Choosing an Aircraft for Flight Training
Choosing the right aircraft to train in is often overlooked when a student pilot begins training. When a student pilot is comfortable in a particular aircraft, they can better focus on the concepts at hand, and not have to worry about other issues. SCFC recommends that pilots try out different aircraft for the first few lessons of their private pilot training. That way, you can ensure that you are flying the aircraft that is best for you and your training goals.
Below, learn about the general characteristics of our training fleet for Private Pilot Training.
This classic airplane makes flying easy and fun. The conservative performance of the Cessna 152 makes this compact plane perfect for short flights and cost-efficient flight training. With two seats, a low fuel burn per hour, and simple avionics, the 152 is an economical way to earn your wings.
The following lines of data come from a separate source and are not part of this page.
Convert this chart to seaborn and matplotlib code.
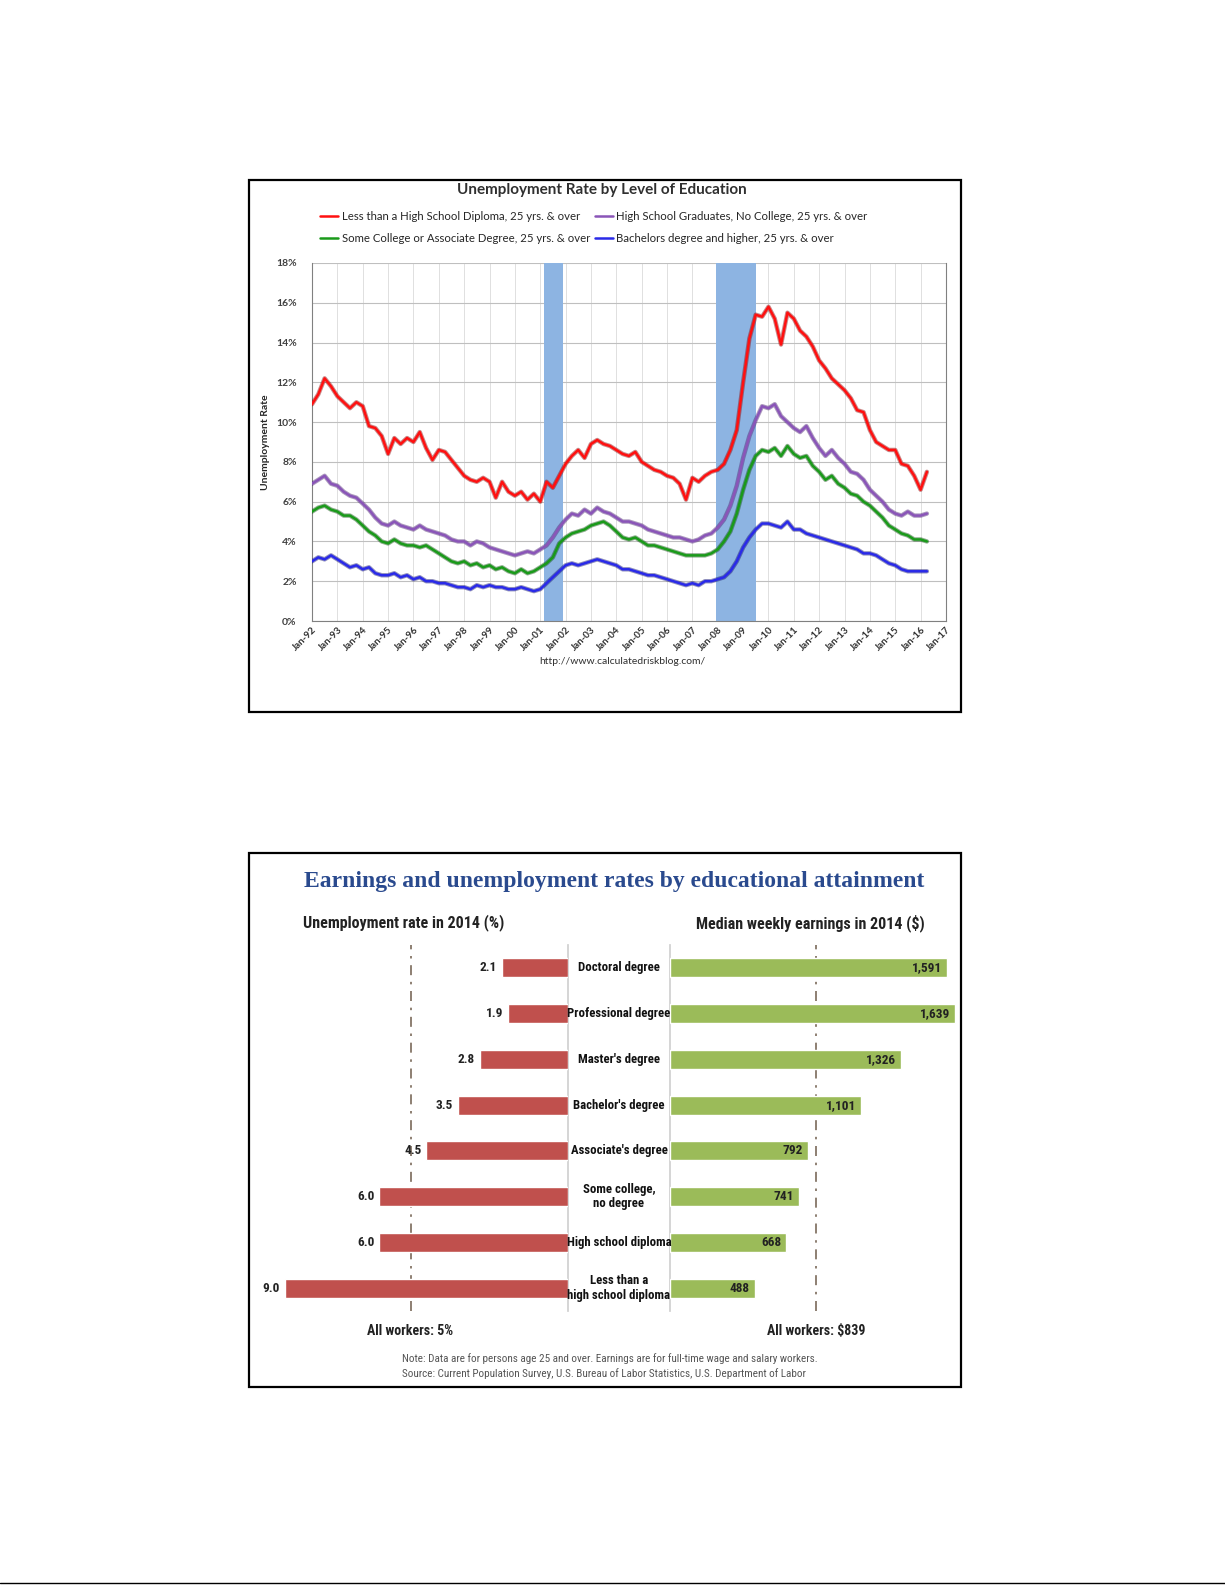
import matplotlib
matplotlib.use("Agg")
import matplotlib.pyplot as plt
import matplotlib.dates as mdates
import matplotlib.patheffects as pe
import matplotlib.transforms as mtransforms
from matplotlib.patches import Rectangle
from matplotlib.lines import Line2D
import pandas as pd
import seaborn as sns

# ---------------- dados: gráfico de linhas (trimestral, jan/92 a abr/16) ----------------
less_hs = [10.9, 11.4, 12.2, 11.8,  11.3, 11.0, 10.7, 11.0,  10.8, 9.8, 9.7, 9.3,
           8.4, 9.2, 8.9, 9.2,  9.0, 9.5, 8.7, 8.1,  8.6, 8.5, 8.1, 7.7,
           7.3, 7.1, 7.0, 7.2,  7.0, 6.2, 7.0, 6.5,  6.3, 6.5, 6.1, 6.4,
           6.0, 7.0, 6.7, 7.3,  7.9, 8.3, 8.6, 8.2,  8.9, 9.1, 8.9, 8.8,
           8.6, 8.4, 8.3, 8.5,  8.0, 7.8, 7.6, 7.5,  7.3, 7.2, 6.9, 6.1,
           7.2, 7.0, 7.3, 7.5,  7.6, 7.9, 8.6, 9.6,  12.0, 14.2, 15.4, 15.3,
           15.8, 15.2, 13.9, 15.5,  15.2, 14.6, 14.3, 13.8,  13.1, 12.7, 12.2, 11.9,
           11.6, 11.2, 10.6, 10.5,  9.6, 9.0, 8.8, 8.6,  8.6, 7.9, 7.8, 7.3,
           6.6, 7.5]
hs_grad = [6.9, 7.1, 7.3, 6.9,  6.8, 6.5, 6.3, 6.2,  5.9, 5.6, 5.2, 4.9,
           4.8, 5.0, 4.8, 4.7,  4.6, 4.8, 4.6, 4.5,  4.4, 4.3, 4.1, 4.0,
           4.0, 3.8, 4.0, 3.9,  3.7, 3.6, 3.5, 3.4,  3.3, 3.4, 3.5, 3.4,
           3.6, 3.8, 4.2, 4.7,  5.1, 5.4, 5.3, 5.6,  5.4, 5.7, 5.5, 5.4,
           5.2, 5.0, 5.0, 4.9,  4.8, 4.6, 4.5, 4.4,  4.3, 4.2, 4.2, 4.1,
           4.0, 4.1, 4.3, 4.4,  4.7, 5.1, 5.8, 6.8,  8.2, 9.3, 10.1, 10.8,
           10.7, 10.9, 10.3, 10.0,  9.7, 9.5, 9.8, 9.2,  8.7, 8.3, 8.6, 8.2,
           7.9, 7.5, 7.4, 7.1,  6.6, 6.3, 6.0, 5.6,  5.4, 5.3, 5.5, 5.3,
           5.3, 5.4]
some_college = [5.5, 5.7, 5.8, 5.6,  5.5, 5.3, 5.3, 5.1,  4.8, 4.5, 4.3, 4.0,
                3.9, 4.1, 3.9, 3.8,  3.8, 3.7, 3.8, 3.6,  3.4, 3.2, 3.0, 2.9,
                3.0, 2.8, 2.9, 2.7,  2.8, 2.6, 2.7, 2.5,  2.4, 2.6, 2.4, 2.5,
                2.7, 2.9, 3.2, 3.9,  4.2, 4.4, 4.5, 4.6,  4.8, 4.9, 5.0, 4.8,
                4.5, 4.2, 4.1, 4.2,  4.0, 3.8, 3.8, 3.7,  3.6, 3.5, 3.4, 3.3,
                3.3, 3.3, 3.3, 3.4,  3.6, 4.0, 4.5, 5.4,  6.6, 7.6, 8.3, 8.6,
                8.5, 8.7, 8.3, 8.8,  8.4, 8.2, 8.3, 7.8,  7.5, 7.1, 7.3, 6.9,
                6.7, 6.4, 6.3, 6.0,  5.8, 5.5, 5.2, 4.8,  4.6, 4.4, 4.3, 4.1,
                4.1, 4.0]
bachelors = [3.0, 3.2, 3.1, 3.3,  3.1, 2.9, 2.7, 2.8,  2.6, 2.7, 2.4, 2.3,
             2.3, 2.4, 2.2, 2.3,  2.1, 2.2, 2.0, 2.0,  1.9, 1.9, 1.8, 1.7,
             1.7, 1.6, 1.8, 1.7,  1.8, 1.7, 1.7, 1.6,  1.6, 1.7, 1.6, 1.5,
             1.6, 1.9, 2.2, 2.5,  2.8, 2.9, 2.8, 2.9,  3.0, 3.1, 3.0, 2.9,
             2.8, 2.6, 2.6, 2.5,  2.4, 2.3, 2.3, 2.2,  2.1, 2.0, 1.9, 1.8,
             1.9, 1.8, 2.0, 2.0,  2.1, 2.2, 2.5, 3.0,  3.7, 4.2, 4.6, 4.9,
             4.9, 4.8, 4.7, 5.0,  4.6, 4.6, 4.4, 4.3,  4.2, 4.1, 4.0, 3.9,
             3.8, 3.7, 3.6, 3.4,  3.4, 3.3, 3.1, 2.9,  2.8, 2.6, 2.5, 2.5,
             2.5, 2.5]

series_names = ["Less than a High School Diploma, 25 yrs. & over",
                "Some College or Associate Degree, 25 yrs. & over",
                "High School Graduates, No College, 25 yrs. & over",
                "Bachelors degree and higher, 25 yrs. & over"]
series_colors = ["#FF1010", "#1A9A1A", "#8A55B8", "#2A2AE8"]
series_shadow = ["#8B0000", "#0B4D0B", "#4A2470", "#10106E"]

recession_start = ["2001-03-01", "2007-12-01"]
recession_end = ["2001-11-30", "2009-06-30"]

# ---------------- dados: gráfico de barras ----------------
levels = ["Doctoral degree", "Professional degree", "Master's degree", "Bachelor's degree",
          "Associate's degree", "Some college,\nno degree", "High school diploma",
          "Less than a\nhigh school diploma"]
unemp_2014 = [2.1, 1.9, 2.8, 3.5, 4.5, 6.0, 6.0, 9.0]
earnings_2014 = [1591, 1639, 1326, 1101, 792, 741, 668, 488]
all_unemp = 5
all_earn = 839

W, H = 1225, 1585
def fx(x):
    return x / W
def fy(y):
    return 1 - y / H

sns.set_theme(style="white")
plt.rcParams["font.family"] = ["Lato", "DejaVu Sans"]
narrow = ["Roboto Condensed", "Open Sans Condensed", "Roboto"]

fig = plt.figure(figsize=(12.25, 15.85), dpi=100)

# molduras
for x0, y0, x1, y1 in [(249, 180, 961, 712), (249, 853, 961, 1387)]:
    fig.patches.append(Rectangle((fx(x0), fy(y1)), fx(x1) - fx(x0), fy(y0) - fy(y1),
                                 transform=fig.transFigure, fill=False, lw=1.6, ec="black"))
fig.add_artist(Line2D([0, 1], [fy(1583), fy(1583)], transform=fig.transFigure, color="black", lw=1))

# ---------------- gráfico 1 ----------------
dates = pd.date_range("1992-01-01", periods=len(less_hs), freq="3MS")
df = pd.concat([
    pd.DataFrame({"date": dates, "rate": less_hs, "series": series_names[0]}),
    pd.DataFrame({"date": dates, "rate": some_college, "series": series_names[1]}),
    pd.DataFrame({"date": dates, "rate": hs_grad, "series": series_names[2]}),
    pd.DataFrame({"date": dates, "rate": bachelors, "series": series_names[3]}),
])

ax1 = fig.add_axes([fx(312), fy(621), fx(946) - fx(312), fy(263) - fy(621)])
for s, e in zip(recession_start, recession_end):
    ax1.axvspan(pd.Timestamp(s), pd.Timestamp(e), color="#8DB4E2", zorder=1, lw=0)

sns.lineplot(data=df, x="date", y="rate", hue="series", hue_order=series_names,
             palette=series_colors, linewidth=1.8, ax=ax1, zorder=3)
for line, sh in zip(ax1.lines, series_shadow):
    line.set_path_effects([pe.Stroke(linewidth=3.2, foreground=sh, alpha=0.45), pe.Normal()])

ax1.set_xlim(pd.Timestamp("1992-01-01"), pd.Timestamp("2017-01-01"))
ax1.set_ylim(0, 18)
ax1.set_yticks(range(0, 19, 2))
ax1.set_yticklabels([f"{v}%" for v in range(0, 19, 2)], fontsize=7.5, fontweight="bold", color="#404040")
ax1.xaxis.set_major_locator(mdates.YearLocator())
ax1.xaxis.set_major_formatter(mdates.DateFormatter("%b-%y"))
plt.setp(ax1.get_xticklabels(), rotation=45, ha="right", rotation_mode="anchor",
         fontsize=7, fontweight="bold", color="#303030")
ax1.tick_params(axis="x", length=0, pad=3)
ax1.tick_params(axis="y", length=0, pad=11)
ax1.grid(True, axis="y", color="#BFBFBF", lw=0.8)
ax1.grid(True, axis="x", color="#DADADA", lw=0.6)
ax1.set_axisbelow(True)
ax1.spines["top"].set_visible(False)
for side in ["left", "bottom", "right"]:
    ax1.spines[side].set_color("#808080")
    ax1.spines[side].set_linewidth(0.8)
ax1.set_xlabel("")
ax1.set_ylabel("Unemployment Rate", fontsize=7.5, fontweight="bold", labelpad=4)

handles, labels = ax1.get_legend_handles_labels()
ax1.get_legend().remove()
fig.legend(handles, labels, ncol=2, loc="center left", bbox_to_anchor=(fx(310), fy(227.5)),
           frameon=False, fontsize=8.2, handlelength=1.6, handletextpad=0.3,
           columnspacing=0.4, labelspacing=0.95)

fig.text(fx(602), fy(190), "Unemployment Rate by Level of Education", ha="center", va="center",
         fontsize=11, fontweight="bold", color="#303030")
fig.text(fx(622), fy(662), "http://www.calculatedriskblog.com/", ha="center", va="center",
         fontsize=7.5, color="#303030")

# ---------------- gráfico 2 ----------------
bars = pd.DataFrame({"level": levels, "unemp": unemp_2014, "earn": earnings_2014})

axL = fig.add_axes([fx(253), fy(1311), fx(568) - fx(253), fy(945) - fy(1311)])
axR = fig.add_axes([fx(670), fy(1311), fx(960) - fx(670), fy(945) - fy(1311)])

sns.barplot(data=bars, x="unemp", y="level", orient="h", color="#C0504D", saturation=1,
            width=0.42, ax=axL, zorder=3)
sns.barplot(data=bars, x="earn", y="level", orient="h", color="#9BBB59", saturation=1,
            width=0.42, ax=axR, zorder=3)

axL.set_xlim(10, 0)
axR.set_xlim(0, 1668)
for ax in (axL, axR):
    ax.set_ylim(7.5, -0.5)
    ax.set_xticks([])
    ax.set_yticks([])
    ax.set_xlabel("")
    ax.set_ylabel("")
    for side in ["top", "bottom", "left", "right"]:
        ax.spines[side].set_visible(False)
    ax.patch.set_alpha(0)
axL.spines["right"].set_visible(True)
axL.spines["right"].set_color("#D0D0D0")
axR.spines["left"].set_visible(True)
axR.spines["left"].set_color("#D0D0D0")

dash = (0, (6, 4, 1.5, 4))
axL.axvline(all_unemp, color="#7A6A5A", lw=1.2, ls=dash, zorder=2)
axR.axvline(all_earn, color="#7A6A5A", lw=1.2, ls=dash, zorder=2)

for i, v in enumerate(unemp_2014):
    axL.text(v + 0.15, i, f"{v:.1f}", ha="right", va="center", fontsize=9.5,
             fontweight="bold", family=narrow, color="#222222")
for i, v in enumerate(earnings_2014):
    axR.text(v - 28, i, f"{v:,}", ha="right", va="center", fontsize=9.5,
             fontweight="bold", family=narrow, color="#222222", zorder=4)

tr = mtransforms.blended_transform_factory(fig.transFigure, axL.transData)
for i, lab in enumerate(levels):
    fig.text(fx(619), i, lab, transform=tr, ha="center", va="center", fontsize=9.2,
             fontweight="bold", family=narrow, color="#111111", linespacing=1.15)

axL.text(all_unemp, 7.94, "All workers: 5%", ha="center", va="center", fontsize=10,
         fontweight="bold", family=narrow, color="#222222", clip_on=False)
axR.text(all_earn, 7.94, "All workers: $839", ha="center", va="center", fontsize=10,
         fontweight="bold", family=narrow, color="#222222", clip_on=False)

fig.text(fx(614), fy(882), "Earnings and unemployment rates by educational attainment",
         ha="center", va="center", fontsize=17, fontweight="bold",
         family=["Liberation Serif", "DejaVu Serif"], color="#2A4A8E")
fig.text(fx(303), fy(923), "Unemployment rate in 2014 (%)", ha="left", va="center",
         fontsize=11.5, fontweight="bold", family=narrow, color="#222222")
fig.text(fx(925), fy(923), "Median weekly earnings in 2014 ($)", ha="right", va="center",
         fontsize=11.5, fontweight="bold", family=narrow, color="#222222")
fig.text(fx(610), fy(1359),
         "Note: Data are for persons age 25 and over. Earnings are for full-time wage and salary workers.",
         ha="center", va="center", fontsize=8, family=narrow, color="#555555")
fig.text(fx(604), fy(1374),
         "Source: Current Population Survey, U.S. Bureau of Labor Statistics, U.S. Department of Labor",
         ha="center", va="center", fontsize=8, family=narrow, color="#555555")

fig.savefig("out.png", dpi=100)
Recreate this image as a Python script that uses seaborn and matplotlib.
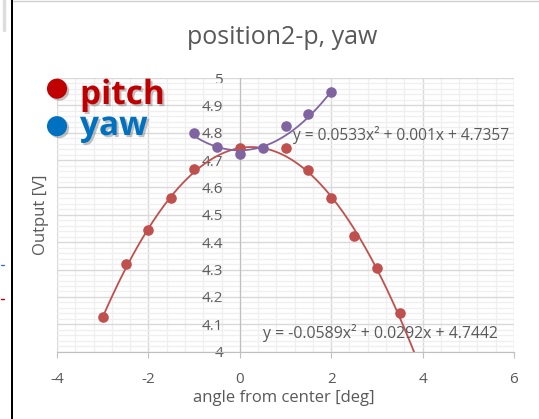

As the most produced aircraft in history, the Cessna 172 has a reputation for its reliability, stability, and comfort. With a larger cabin containing four seats and more power than a 152, the 172 is the perfect plane for pilots to train in if they want to share flying with their family and friends upon receiving their private pilot certificate.
Cessna 172 G1000
Newer models of the Cessna 172 are equipped with a G1000 flight display in lieu of the traditional “six-pack” avionics. The G1000 affords pilots with a wealth of information at their fingertips, from a moving map, airport information, navigation aids, and much more. For pilots who want to train in a modern aircraft equipped with the latest technology in general aviation, the Cessna 172 G1000 is the perfect airplane for them.
While a large portion of our fleet is comprised of Cessna aircraft, we do offer private pilot training in our Piper Archer aircraft. Known for its low-wing configuration, the Piper Archer is praised by pilots for its smooth landing characteristics and performance on cross-country flights. Our Piper Archer has four seats, as well as a GPS to improve situational awareness in flight.